Podcast Profitability Through Strategic Planning and Operational Efficiency
I’ve been tracking the audio content space for a while now, watching the initial explosion of shows settle into something far more structured—a genuine media sector, albeit one still maturing. What strikes me immediately when looking at successful podcast operations isn't just the quality of the content itself, which is baseline expectation now, but the cold, hard mechanics underneath. We often discuss listener growth and download numbers as the primary metric, but that’s like admiring the paint job on a jet while ignoring the engine schematics. If we are serious about transforming a compelling audio stream into a sustainable enterprise, we must shift the focus from mere popularity to calculated profitability. This requires a deep dive into two interconnected systems: the strategic roadmap that dictates monetization pathways and the operational rigor that keeps the cost of production from swallowing potential revenue whole. Let’s pull back the curtain on what separates the vanity projects from the actual revenue generators in this medium.

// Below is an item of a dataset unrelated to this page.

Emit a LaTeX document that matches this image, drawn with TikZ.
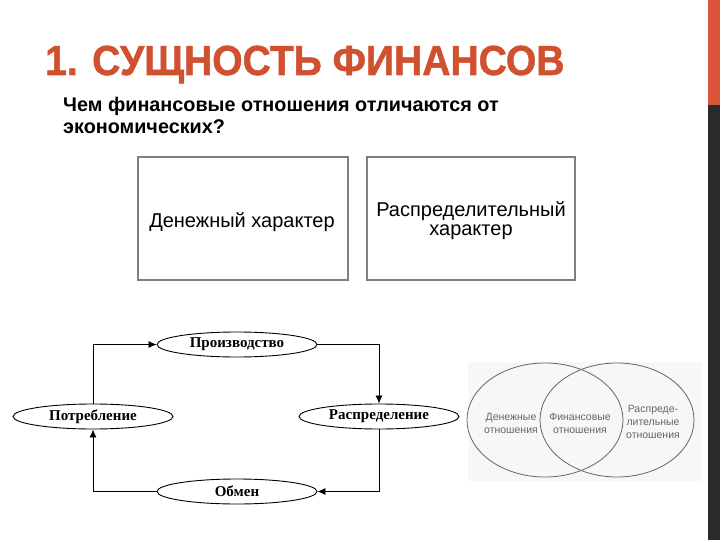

The strategic planning aspect, for me, boils down to audience segmentation and value proposition mapping, far beyond simply selling ad slots based on CPM estimates. Consider the listener data available in late 2025; it's granular enough now to understand not just *who* is listening, but *where* they are in their purchasing journey relative to the show's topic. A truly profitable strategy identifies specific, high-value listener cohorts whose attention can be sold at a premium, perhaps through direct sponsorships tied to measurable conversion events rather than broad, untargeted pre-roll noise. Furthermore, strategic planning necessitates diversifying revenue streams beyond conventional advertising, looking hard at premium content tiers, specialized community access, or even data licensing agreements derived from anonymized listener behavior patterns within the show's ecosystem. If a show targets B2B decision-makers, the sponsorship value isn't $20 per thousand downloads; it’s potentially thousands for a single, deeply integrated segment reaching the right engineering VP. This requires the producer to act less like a broadcaster and more like a specialized media broker, constantly auditing which revenue stream offers the best return on the time invested in content creation. We must treat intellectual property not as a broadcast asset but as a scalable product line with various price points. This demands foresight about market saturation in specific content niches, forcing early planning for format evolution or spin-off series before the current iteration plateaus financially.
Operational efficiency, conversely, is where the engineering mindset kicks in, focusing ruthlessly on minimizing the input required to maintain the output standard listeners expect. Production costs, particularly for high-fidelity narrative shows, can creep up silently through inefficient editing workflows, over-reliance on expensive studio time, or poorly managed archival asset retrieval. I’ve observed operations where the time spent by technical staff reconciling mismatched audio levels across dozens of interview segments could have been drastically reduced through standardized recording protocols and automated pre-processing pipelines. Think about the post-production cycle: if a five-hour editing job can be reduced to three by implementing intelligent tagging during the initial recording session, that saves significant labor dollars every single week. Moreover, efficiency extends into distribution and metadata management; poorly optimized show notes or inconsistent episode titling directly impacts discoverability, meaning more marketing dollars must be spent to achieve the same download volume that a well-indexed show achieves organically. The cost of acquiring a listener through paid promotion versus the marginal revenue that listener generates must always be under intense scrutiny. If the operational friction in your production pipeline demands a full-time audio engineer just to manage the backlog, you have an efficiency problem that directly erodes your gross margin, irrespective of how many high-value sponsors you secure. We are looking for the lowest sustainable cost per quality hour delivered.